Police nab gang accused of multiple kidnaps at casinos in Manila
Posted July 20
Police in the Philippines have arrested dozens of suspects in a major crackdown on kidnapping gangs targeting rich foreigners in Manila.
The case came to light after a 48-year-old Singaporean woman who police identified as Wu Han was kidnapped on July 17 while playing baccarat at Solaire Resorts and Casino in Pasay City, Metro Manila.
According to a police statement, Wu was approached by two men who befriended her and encouraged her to come and play with them at another casino nearby. After the three entered a car, the men took her to a rented property in Paranaque City where they held her for ransom.
Wu was held for almost four days during which she was beaten and forced to make a video pleading to her family in Singapore to send $180,000 for her release, Singapore's Straits Times reported.
Police launched a raid Tuesday which resulted in Wu's rescue and the arrest of 43 suspects.
"We're pleased to announce she was safely rescued," Philippines National Police (PNP) director general Ronald Dela Rosa told reporters Thursday.
According to the Philippine News Agency, the woman was able to identify 14 of her alleged kidnappers, including three men accused of being ringleaders -- Malaysians Ng Yu Meng and Goh Kok Keong and Chinese national Zhang Fuxing.
There were 22 kidnappings in 2016 in the Philippines, according to PNP, with the majority targeting Philippine nationals and taking place on Mindanao, where government forces have been battling Islamist militant groups for years.
Glenn Dumlao, who heads the PNP's anti-kidnapping unit, said the syndicate -- which is believed to be responsible for at least two other kidnappings -- operated in teams of four, who would patrol casino floors looking for victims.
They would target foreigners losing money and offer them a loan or to take them to another casino, after which the victims would be held for ransom.

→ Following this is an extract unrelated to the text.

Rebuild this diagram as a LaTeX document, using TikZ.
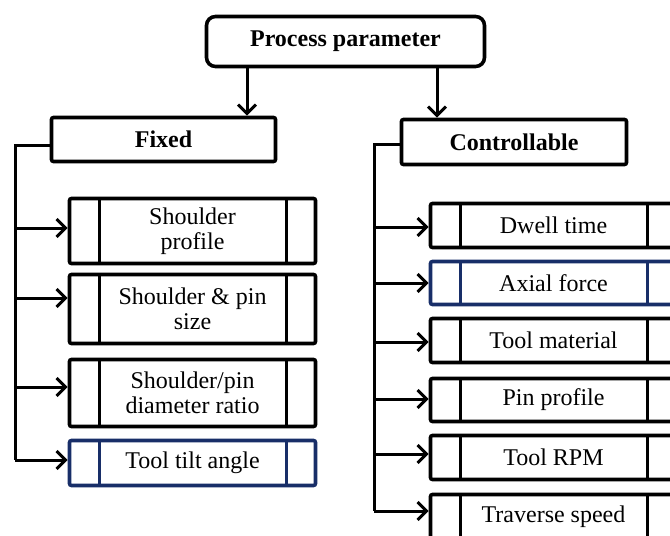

All of those arrested this week are foreigners -- two Malaysians and 41 Chinese nationals -- Dela Rosa said, many of whom were in the country illegally.

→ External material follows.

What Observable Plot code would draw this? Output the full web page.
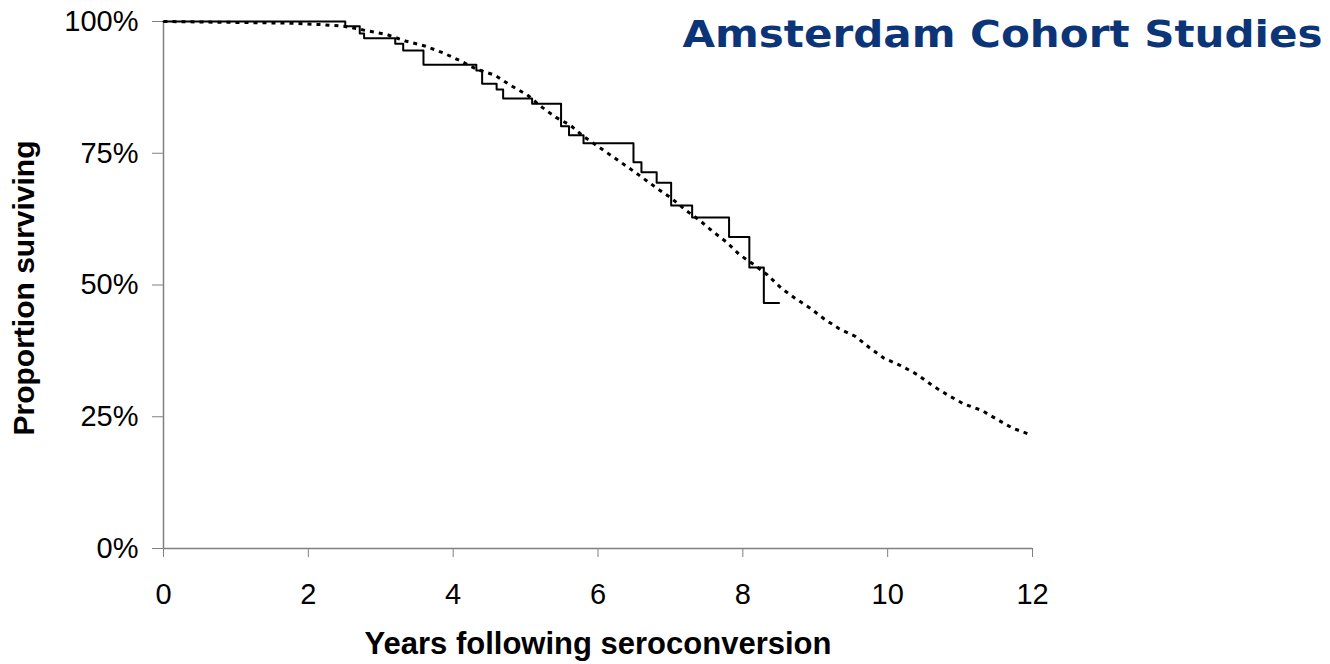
<!DOCTYPE html>
<html>
<head>
<meta charset="utf-8">
<script src="https://cdn.jsdelivr.net/npm/d3@7"></script>
<script src="https://cdn.jsdelivr.net/npm/@observablehq/plot@0.6"></script>
<style>
  html, body { margin: 0; padding: 0; background: #fff; }
</style>
</head>
<body>
<div id="chart"></div>
<script>
// Kaplan-Meier (solid step curve)
const kmYears    = [0, 2.51, 2.71, 2.77, 3.20, 3.31, 3.59, 4.32, 4.40, 4.60, 4.69, 5.09, 5.49, 5.60, 5.80, 6.49, 6.60, 6.81, 7.01, 7.30, 7.81, 8.09, 8.29, 8.50];
const kmSurvival = [1.000, 0.991, 0.977, 0.968, 0.958, 0.945, 0.918, 0.907, 0.882, 0.871, 0.854, 0.844, 0.801, 0.784, 0.769, 0.733, 0.714, 0.694, 0.651, 0.628, 0.591, 0.533, 0.466, 0.466];

// Model estimate (dotted curve)
const modelYears    = [0, 1.71, 2.19, 2.49, 2.79, 3.09, 3.34, 3.62, 3.87, 4.12, 4.33, 4.58, 4.79, 5.02, 5.23, 5.42, 5.62, 5.81, 6.01, 6.22, 6.42, 6.62, 6.82, 7.02, 7.22, 7.41, 7.58, 7.77, 7.95, 8.15, 8.34, 8.53, 8.72, 8.92, 9.12, 9.33, 9.56, 9.75, 9.95, 10.18, 10.41, 10.63, 10.82, 11.04, 11.30, 11.51, 11.73, 11.97];
const modelSurvival = [1.000, 0.997, 0.994, 0.991, 0.983, 0.975, 0.963, 0.953, 0.940, 0.924, 0.909, 0.898, 0.879, 0.861, 0.837, 0.818, 0.803, 0.781, 0.762, 0.742, 0.723, 0.703, 0.683, 0.664, 0.641, 0.622, 0.602, 0.582, 0.558, 0.539, 0.519, 0.494, 0.475, 0.457, 0.436, 0.417, 0.402, 0.381, 0.361, 0.347, 0.330, 0.308, 0.292, 0.275, 0.262, 0.245, 0.228, 0.216];

const xTicks = [0, 2, 4, 6, 8, 10, 12];
const yTicks = [0, 0.25, 0.5, 0.75, 1];

const titleText = "Amsterdam Cohort Studies";
const xLabel = "Years following seroconversion";
const yLabel = "Proportion surviving";

const km = kmYears.map((x, i) => ({x, y: kmSurvival[i]}));
const model = modelYears.map((x, i) => ({x, y: modelSurvival[i]}));

const axisGrey = "#808080";

const chart = Plot.plot({
  width: 1330,
  height: 664,
  marginLeft: 163,
  marginRight: 298,
  marginTop: 21,
  marginBottom: 116,
  style: {fontFamily: "'Liberation Sans', Arial, sans-serif", color: "#000", background: "#fff"},
  x: {domain: [0, 12]},
  y: {domain: [0, 1]},
  marks: [
    Plot.ruleY([0], {stroke: axisGrey, strokeWidth: 1.5}),
    Plot.ruleX([0], {stroke: axisGrey, strokeWidth: 1.5}),
    Plot.axisX({ticks: xTicks, tickSize: 9, tickPadding: 26, fontSize: 29, stroke: axisGrey, fill: "#000", label: null, tickFormat: d3.format("d")}),
    Plot.axisY({ticks: yTicks, tickSize: 11, tickPadding: 14, fontSize: 29, stroke: axisGrey, fill: "#000", label: null, tickFormat: d3.format(".0%")}),
    Plot.line(model, {x: "x", y: "y", stroke: "#000", strokeWidth: 3, strokeDasharray: "4,5", strokeLinecap: "butt"}),
    Plot.line(km, {x: "x", y: "y", curve: "step-after", stroke: "#000", strokeWidth: 2}),
    Plot.text([xLabel], {frameAnchor: "bottom", dy: 105, fontSize: 31, fontWeight: "bold", fill: "#000", textAnchor: "middle"}),
    Plot.text([yLabel], {frameAnchor: "left", dx: -139, dy: 3, rotate: -90, fontSize: 30, fontWeight: "bold", fill: "#000", textAnchor: "middle"}),
    Plot.text([titleText], {frameAnchor: "top-right", dx: 290, dy: -1, fontSize: 38, fontWeight: "bold", fill: "#0b3577", textAnchor: "end", fontFamily: "'DejaVu Sans', Verdana, sans-serif", className: "chart-title"})
  ]
});

// stretch the title to the reference's width
d3.select(chart).selectAll(".chart-title text")
  .attr("textLength", 640)
  .attr("lengthAdjust", "spacingAndGlyphs");

document.getElementById("chart").appendChild(chart);
</script>
</body>
</html>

At least one suspect remains at large and operations are ongoing, police said.
"We are not anti-foreigners coming to the Philippines to gamble, but we are anti criminal activity," Dela Rosa said. "They're free to come and enjoy the Philippines, but they're not free to commit crimes."

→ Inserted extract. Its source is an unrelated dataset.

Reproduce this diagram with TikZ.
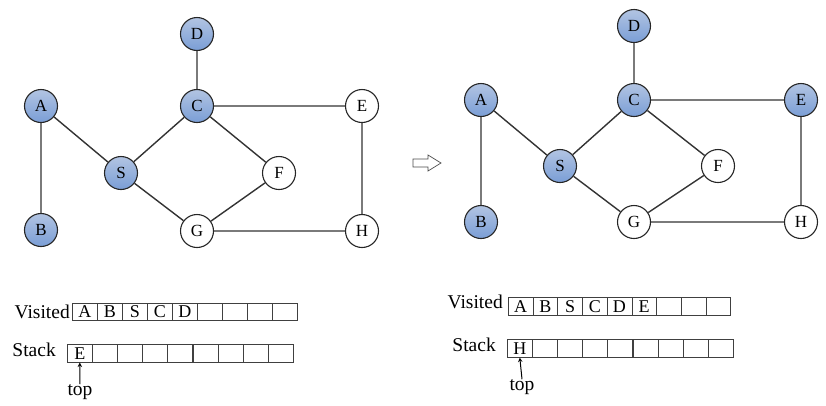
\documentclass[tikz,border=0pt]{standalone}
\usepackage{fontspec}
\setmainfont{Liberation Serif}
\definecolor{nodeblueT}{RGB}{178,196,226}
\definecolor{nodeblueB}{RGB}{122,158,214}
\begin{document}
\begin{tikzpicture}[x=1pt,y=-1pt,
  vtx/.style={circle,draw=black!85,line width=1.1pt,minimum size=33pt,inner sep=0pt,font=\fontsize{17}{17}\selectfont,fill=white},
  seen/.style={vtx,top color=nodeblueT,bottom color=nodeblueB},
  edge/.style={draw=black!80,line width=1.4pt},
  cellbox/.style={draw=black!75,line width=0.6pt,minimum width=25pt,minimum height=17.5pt,inner sep=0pt,anchor=west,font=\fontsize{18}{18}\selectfont},
  lbl/.style={font=\fontsize{19.5}{19.5}\selectfont,inner sep=0pt},
  toparrow/.style={->,>=stealth,line width=1pt}]
\useasboundingbox (0,0) rectangle (826,405);
% left graph
\node[seen] (A1) at (41,106) {A};
\node[seen] (B1) at (41,230) {B};
\node[seen] (S1) at (121,173) {S};
\node[seen] (C1) at (197,106) {C};
\node[seen] (D1) at (197,34) {D};
\node[vtx] (E1) at (362,106) {E};
\node[vtx] (F1) at (279,173) {F};
\node[vtx] (G1) at (197,231) {G};
\node[vtx] (H1) at (362,231) {H};
\draw[edge] (A1)--(B1) (A1)--(S1) (S1)--(C1) (S1)--(G1) (C1)--(D1) (C1)--(E1) (C1)--(F1) (F1)--(G1) (G1)--(H1) (E1)--(H1);
% right graph
\node[seen] (A2) at (481,100) {A};
\node[seen] (B2) at (481,222) {B};
\node[seen] (S2) at (560,166) {S};
\node[seen] (C2) at (634,100) {C};
\node[seen] (D2) at (634,26) {D};
\node[seen] (E2) at (801,100) {E};
\node[vtx] (F2) at (718,166) {F};
\node[vtx] (G2) at (634,222) {G};
\node[vtx] (H2) at (801,222) {H};
\draw[edge] (A2)--(B2) (A2)--(S2) (S2)--(C2) (S2)--(G2) (C2)--(D2) (C2)--(E2) (C2)--(F2) (F2)--(G2) (G2)--(H2) (E2)--(H2);
% middle arrow
\draw[black!70,line width=0.7pt,fill=white] (413,159) -- (428,159) -- (428,155) -- (441,163) -- (428,171) -- (428,167) -- (413,167) -- cycle;
% left arrays
\foreach \t [count=\i] in {A,B,S,C,D,{},{},{},{}}
  \node[cellbox] (v1\i) at (72+25*\i-25,312) {\t};
\foreach \t [count=\i] in {E,{},{},{},{},{},{},{},{}}
  \node[cellbox] (s1\i) at (67+25.1*\i-25.1,353.5) {\t};
\node[lbl,anchor=east] (vl1) at (70,312) {Visited};
\node[lbl,anchor=east] (sl1) at (56,350) {Stack};
\node[lbl] (top1) at (80,392) {top};
\draw[toparrow] (top1.north) -- (s11.south);
% right arrays
\foreach \t [count=\i] in {A,B,S,C,D,E,{},{},{}}
  \node[cellbox,minimum width=24.7pt] (v2\i) at (508+24.7*\i-24.7,306.5) {\t};
\foreach \t [count=\i] in {H,{},{},{},{},{},{},{},{}}
  \node[cellbox] (s2\i) at (507+25.1*\i-25.1,348.5) {\t};
\node[lbl,anchor=east] (vl2) at (503,302) {Visited};
\node[lbl,anchor=east] (sl2) at (496,345) {Stack};
\node[lbl] (top2) at (522,387) {top};
\draw[toparrow] (top2.north) -- (s21.south);
\end{tikzpicture}
\end{document}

The case is another public relations blow for the Philippines casino industry, coming on the back of last month's attack on Resorts World Manila which left 37 people dead.
Disgruntled gambler Jessie Carlos attempted to rob the casino on June 2, firing an assault rifle and setting fires that would eventually engulf the casino floor and cause the deaths of dozens of staff and guests.